◆ **PROBLEM STATEMENT**
Give every line back verbatim, dropping all images.

◆ **EXTRACTED INFORMATION**

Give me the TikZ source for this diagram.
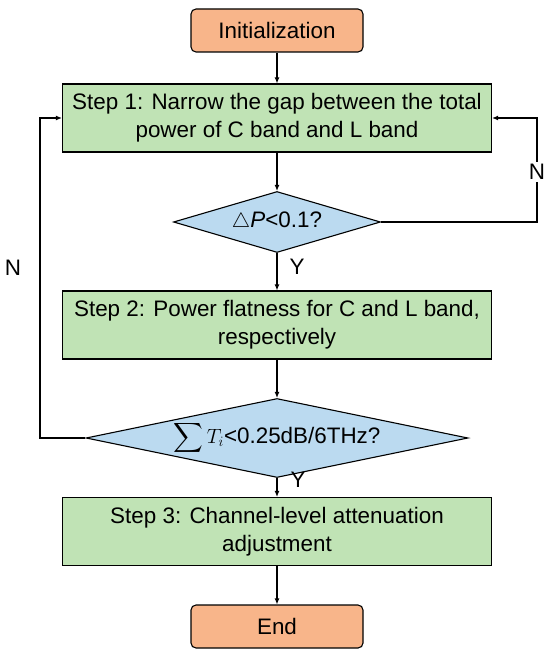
\documentclass[tikz,border=0pt]{standalone}
\usepackage{amsmath}
\usepackage{fontspec}
\setmainfont{Liberation Sans}
\usetikzlibrary{arrows.meta,shapes.geometric,positioning}

\definecolor{termfill}{HTML}{F8B58A}
\definecolor{stepfill}{HTML}{C0E3B5}
\definecolor{askfill}{HTML}{BBDAF0}

\tikzset{
  term/.style={draw, rounded corners=5bp, fill=termfill, minimum width=172bp, minimum height=43bp},
  stepbox/.style={draw, fill=stepfill, minimum width=429bp, minimum height=68bp, align=center},
  ask/.style={draw, diamond, fill=askfill, inner sep=0pt},
  flow/.style={-{Latex[length=6bp,width=5bp]}},
}

\begin{document}
\begin{tikzpicture}[x=1bp, y=-1bp, line width=1.1bp,
    font=\fontsize{22.5}{28}\selectfont]
    \useasboundingbox (0,0) rectangle (550,655);
    % ---- main column
    \node[term]    (a) at (277, 30.5) {Initialization};
    \node[stepbox] (b) at (277,118) {Step 1: Narrow the gap between the total\\power of C band and L band};
    \node[ask, shape aspect=3.4, minimum width=207bp, minimum height=61bp] (c) at (277,222) {$\triangle$\textit{P}<0.1?};
    \node[stepbox] (d) at (277,325) {Step 2: Power flatness for C and L band,\\respectively};
    \node[ask, shape aspect=4.8, minimum width=382bp, minimum height=79bp] (e) at (277,438) {$\displaystyle\sum T_i$<0.25dB/6THz?};
    \node[stepbox] (f) at (277,531.5) {Step 3: Channel-level attenuation\\adjustment};
    \node[term]    (g) at (277,626.5) {End};
    \foreach \u/\v in {a/b,b/c,c/d,d/e,e/f,f/g}
      { \draw[flow] (\u) -- (\v); }
    \node (y1) at (297,267) {Y};
    \node (y2) at (298,480) {Y};
    % ---- loops back to step 1
    \coordinate (r) at (537,222);
    \coordinate (l) at (40,438);
    \draw[flow] (c.east) -- (r) |- node[pos=0.24, fill=white, inner sep=2bp] (n1) {N} (b.east);
    \draw[flow] (e.west) -- (l) |- (b.west);
    \node (n2) at (13,268) {N};
\end{tikzpicture}
\end{document}
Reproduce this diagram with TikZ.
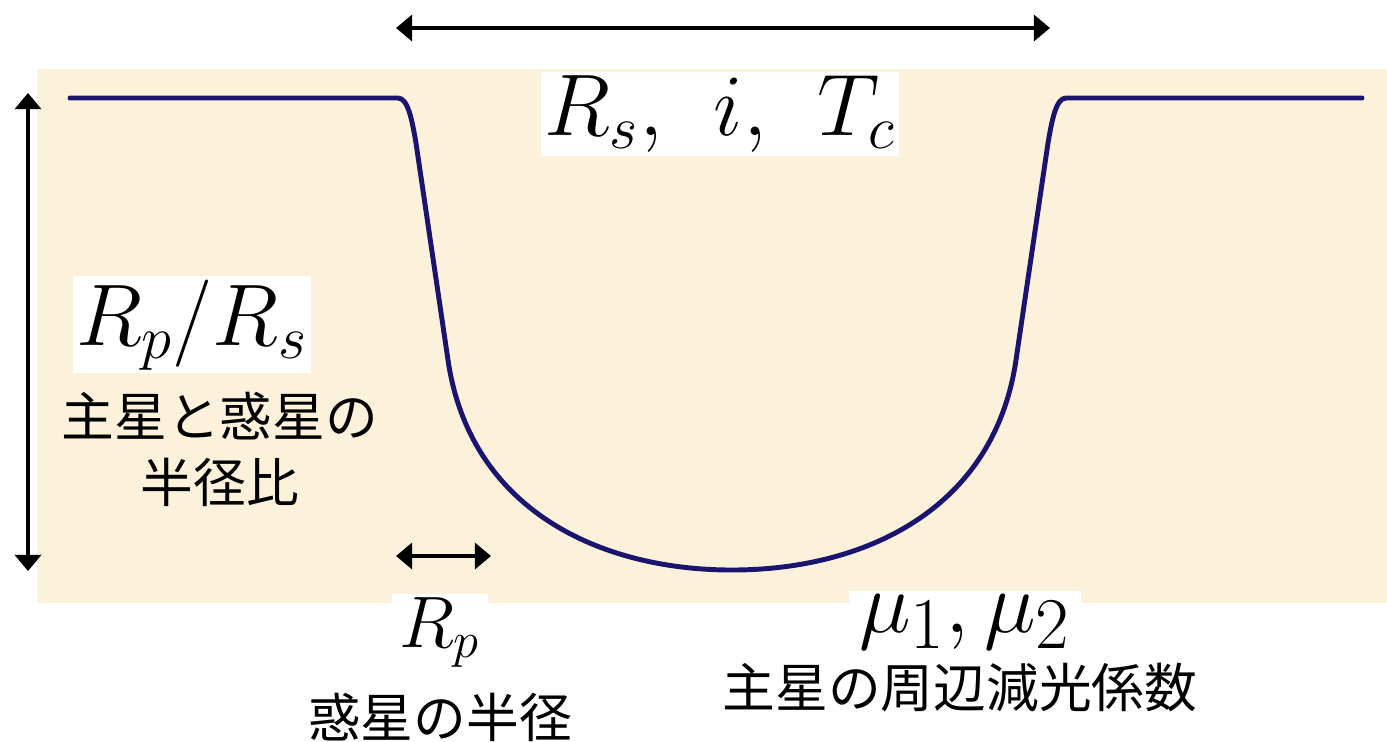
\documentclass[tikz,border=0pt]{standalone}
\usepackage{fontspec}
\newfontfamily\jpfont{Noto Sans CJK JP}
\usepackage{tikz}
\usetikzlibrary{arrows.meta}

\definecolor{paper}{RGB}{252,242,220}
\definecolor{curveblue}{RGB}{26,20,110}

\begin{document}
\begin{tikzpicture}[x=0.01cm, y=-0.01cm, >={Triangle[length=4.6pt, width=7.4pt]}]
  \tikzset{
    mathlbl/.style={fill=white, inner sep=1pt, anchor=base},
    jplbl/.style={inner sep=0pt, font=\jpfont\fontsize{15}{18}\selectfont},
    dimarrow/.style={<->, line width=1.1pt, black}
  }
  \useasboundingbox (0,0) rectangle (1387,741);

  % Background
  \fill[paper] (37,69) rectangle (1387,603);

  % Transit light curve
  \draw[curveblue, line width=1.4pt, line join=round, line cap=round]
    (70,98) -- (398,98) .. controls (408,98) and (412,120) .. (416,143)
    -- (448,360) .. controls (470,510) and (600,570) .. (732,570)
    .. controls (864,570) and (994,510) .. (1016,360)
    -- (1048,143) .. controls (1052,120) and (1056,98) .. (1066,98) -- (1362,98);

  % Arrow end points
  \coordinate (dur-l) at (396,28);
  \coordinate (dur-r) at (1050,28);
  \coordinate (dep-t) at (28,93);
  \coordinate (dep-b) at (28,571);
  \coordinate (rp-l) at (396,556);
  \coordinate (rp-r) at (491,556);

  % Arrows
  \draw[dimarrow] (dur-l) -- (dur-r);
  \draw[dimarrow] (dep-t) -- (dep-b);
  \draw[dimarrow] (rp-l) -- (rp-r);

  % Labels
  \node[mathlbl, font=\fontsize{23}{27}\selectfont] (shape) at (720,135)
    {$R_s,\hspace{0.45em}i,\hspace{0.45em}T_c$};
  \node[mathlbl, font=\fontsize{24}{28}\selectfont] (ratio) at (192,345) {$R_p/R_s$};
  \node[jplbl] (ratio-a) at (220,416) {主星と惑星の};
  \node[jplbl] (ratio-b) at (220,482) {半径比};
  \node[mathlbl, font=\fontsize{20}{24}\selectfont, inner xsep=2pt] (radius) at (440,647) {$R_p$};
  \node[jplbl] (radius-a) at (440,717) {惑星の半径};
  \node[mathlbl, font=\fontsize{28}{32}\selectfont, inner xsep=3pt] (limb) at (965,632) {$\mu_1,\mu_2$};
  \node[jplbl] (limb-a) at (960,688) {主星の周辺減光係数};
\end{tikzpicture}
\end{document}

◆ **FINAL RESULT**
Give me the TikZ source for this diagram.
\documentclass[tikz,border=0pt]{standalone}
\usepackage{amsmath}
\usepackage{fontspec}
\setmainfont{Liberation Sans}
\usetikzlibrary{arrows.meta,shapes.geometric,positioning}

\definecolor{termfill}{HTML}{F8B58A}
\definecolor{stepfill}{HTML}{C0E3B5}
\definecolor{askfill}{HTML}{BBDAF0}

\tikzset{
  term/.style={draw, rounded corners=5bp, fill=termfill, minimum width=172bp, minimum height=43bp},
  stepbox/.style={draw, fill=stepfill, minimum width=429bp, minimum height=68bp, align=center},
  ask/.style={draw, diamond, fill=askfill, inner sep=0pt},
  flow/.style={-{Latex[length=6bp,width=5bp]}},
}

\begin{document}
\begin{tikzpicture}[x=1bp, y=-1bp, line width=1.1bp,
    font=\fontsize{22.5}{28}\selectfont]
    \useasboundingbox (0,0) rectangle (550,655);
    % ---- main column
    \node[term]    (a) at (277, 30.5) {Initialization};
    \node[stepbox] (b) at (277,118) {Step 1: Narrow the gap between the total\\power of C band and L band};
    \node[ask, shape aspect=3.4, minimum width=207bp, minimum height=61bp] (c) at (277,222) {$\triangle$\textit{P}<0.1?};
    \node[stepbox] (d) at (277,325) {Step 2: Power flatness for C and L band,\\respectively};
    \node[ask, shape aspect=4.8, minimum width=382bp, minimum height=79bp] (e) at (277,438) {$\displaystyle\sum T_i$<0.25dB/6THz?};
    \node[stepbox] (f) at (277,531.5) {Step 3: Channel-level attenuation\\adjustment};
    \node[term]    (g) at (277,626.5) {End};
    \foreach \u/\v in {a/b,b/c,c/d,d/e,e/f,f/g}
      { \draw[flow] (\u) -- (\v); }
    \node (y1) at (297,267) {Y};
    \node (y2) at (298,480) {Y};
    % ---- loops back to step 1
    \coordinate (r) at (537,222);
    \coordinate (l) at (40,438);
    \draw[flow] (c.east) -- (r) |- node[pos=0.24, fill=white, inner sep=2bp] (n1) {N} (b.east);
    \draw[flow] (e.west) -- (l) |- (b.west);
    \node (n2) at (13,268) {N};
\end{tikzpicture}
\end{document}
Reproduce this diagram with TikZ.
\documentclass[tikz,border=0pt]{standalone}
\usepackage{fontspec}
\newfontfamily\jpfont{Noto Sans CJK JP}
\usepackage{tikz}
\usetikzlibrary{arrows.meta}

\definecolor{paper}{RGB}{252,242,220}
\definecolor{curveblue}{RGB}{26,20,110}

\begin{document}
\begin{tikzpicture}[x=0.01cm, y=-0.01cm, >={Triangle[length=4.6pt, width=7.4pt]}]
  \tikzset{
    mathlbl/.style={fill=white, inner sep=1pt, anchor=base},
    jplbl/.style={inner sep=0pt, font=\jpfont\fontsize{15}{18}\selectfont},
    dimarrow/.style={<->, line width=1.1pt, black}
  }
  \useasboundingbox (0,0) rectangle (1387,741);

  % Background
  \fill[paper] (37,69) rectangle (1387,603);

  % Transit light curve
  \draw[curveblue, line width=1.4pt, line join=round, line cap=round]
    (70,98) -- (398,98) .. controls (408,98) and (412,120) .. (416,143)
    -- (448,360) .. controls (470,510) and (600,570) .. (732,570)
    .. controls (864,570) and (994,510) .. (1016,360)
    -- (1048,143) .. controls (1052,120) and (1056,98) .. (1066,98) -- (1362,98);

  % Arrow end points
  \coordinate (dur-l) at (396,28);
  \coordinate (dur-r) at (1050,28);
  \coordinate (dep-t) at (28,93);
  \coordinate (dep-b) at (28,571);
  \coordinate (rp-l) at (396,556);
  \coordinate (rp-r) at (491,556);

  % Arrows
  \draw[dimarrow] (dur-l) -- (dur-r);
  \draw[dimarrow] (dep-t) -- (dep-b);
  \draw[dimarrow] (rp-l) -- (rp-r);

  % Labels
  \node[mathlbl, font=\fontsize{23}{27}\selectfont] (shape) at (720,135)
    {$R_s,\hspace{0.45em}i,\hspace{0.45em}T_c$};
  \node[mathlbl, font=\fontsize{24}{28}\selectfont] (ratio) at (192,345) {$R_p/R_s$};
  \node[jplbl] (ratio-a) at (220,416) {主星と惑星の};
  \node[jplbl] (ratio-b) at (220,482) {半径比};
  \node[mathlbl, font=\fontsize{20}{24}\selectfont, inner xsep=2pt] (radius) at (440,647) {$R_p$};
  \node[jplbl] (radius-a) at (440,717) {惑星の半径};
  \node[mathlbl, font=\fontsize{28}{32}\selectfont, inner xsep=3pt] (limb) at (965,632) {$\mu_1,\mu_2$};
  \node[jplbl] (limb-a) at (960,688) {主星の周辺減光係数};
\end{tikzpicture}
\end{document}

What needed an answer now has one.